About 1,500 academics, students and researchers - including a former US diplomat - have signed an online petition for more funds for the University of Hong Kong library, which they say is "going downhill very fast".
Official funding for the internationally known library has dropped 25 per cent in the past decade and students are losing out, the petitioners say.
The university acknowledges that funding is tight, but says collaboration with "a greater network of libraries" across the city is helping to keep essential material available.
Petition originator Dr Priscilla Roberts said yesterday that the university lacked online resources, book collections, microfilm and journals.
"The library has been No 1 in Asia but the way it is going now, it is going downhill very fast," said Roberts, associate professor of history at the university.
"The funding is now at three-quarters of where it was 10 or 12 years ago," she said.

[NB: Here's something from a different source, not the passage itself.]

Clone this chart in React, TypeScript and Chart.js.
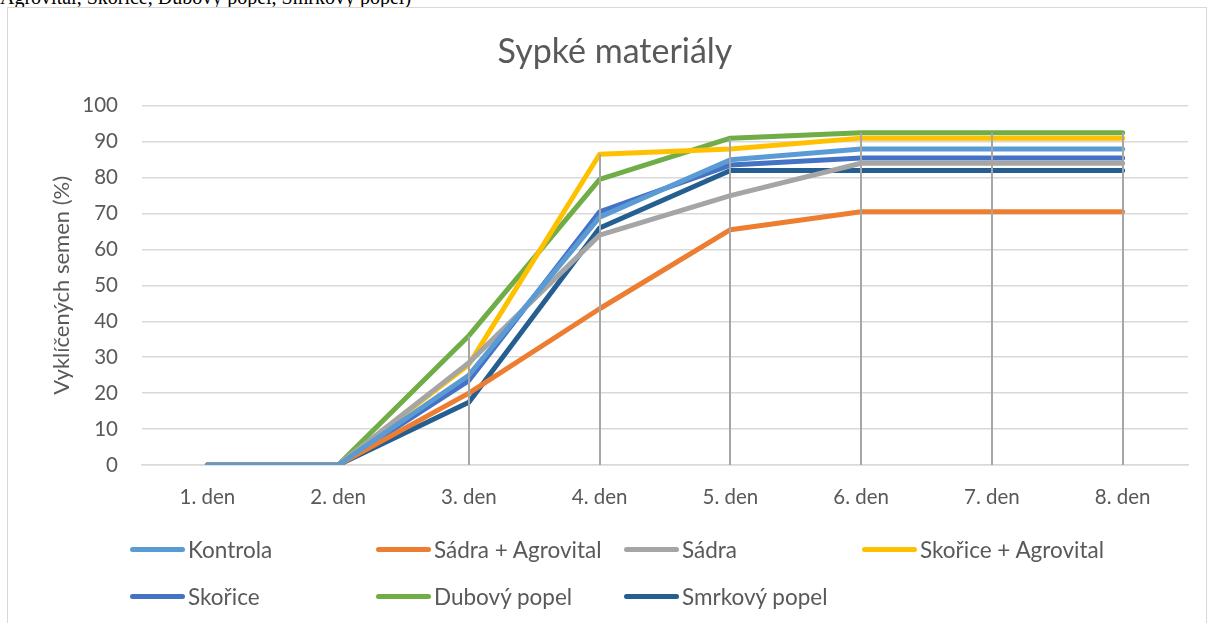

"There is far more online than there was 10 years ago, but a very good deal of that is not open access. These databases and online journals are businesses, they are not available for free."
Petitioners say they are alarmed that the university may be throwing away its reputation as a prestigious centre of learning and its place among the top few universities in Asia.
The petition states that despite major growth in the number of students this academic year with the transition to the new 3-3-4 education system, the library has been steadily starved of funding.
In 2002-03, it had a library resources fund of HK$75.9 million. If increased every year by 5 per cent to allow for inflation, the petition argues, this should now be HK$123.6 million. The library resources fund now stands at just HK$91 million.
The reduction in funds available for resources has been mirrored by an 18.5 per cent cut in library staff from 242 in 2002-03 to 197 in 2011-12.
University librarian Peter Sidorko said that until now, the increasing shortfall had been covered by money from interest earned on endowment funds and self-funded student programmes.
But that money would not last any longer, Sidorko said, and a crunch time had now been reached where books and other resources could not be bought for faculty courses.
Renowned Norwegian historian Arne Westad, co-director of the London School of Economics' IDEAS research centre, said in his petition submission that the HKU library was one of the world's great libraries, not least for Chinese materials.
"Its current funding level seems to be well below that of other major libraries worldwide and needs to be improved soon if the collections shall not suffer in the long run," Westad wrote.
Others who signed the petition included Lynn White, Princeton University's professor emeritus of Chinese politics, and prizewinning historian Frank Dikotter.
Dr Paul Smethurst of HKU's School of English said he was "very surprised recently to discover that many of the books I need for research and teaching are to be found in other libraries in Hong Kong".
"The library used to have a good collection of works on travel writing, but alas no more," he added.
Others who showed their support included Julia Chang Bloch, the first Asian-American appointed a US ambassador who is now president of the US-China Education Trust, together with a former HKU librarian and a former vice-chancellor.
Professor Roland Chin, the university's deputy vice-chancellor and provost, said that with the new four-year curriculum and a double cohort of students this year, the university faced competing demands on resources.
"While we recognise the importance of maintaining a balance between traditional material such as manuscripts and online material such as electronic journals, we have made sure that hard-copy manuscripts are available through our libraries' proactive inter-institutional collaboration," he said.
"The HKU libraries are leveraging the strength of being part of a greater network of libraries in Hong Kong. Our students and staff have access to a much greater pool of resources through our inter-library loan system."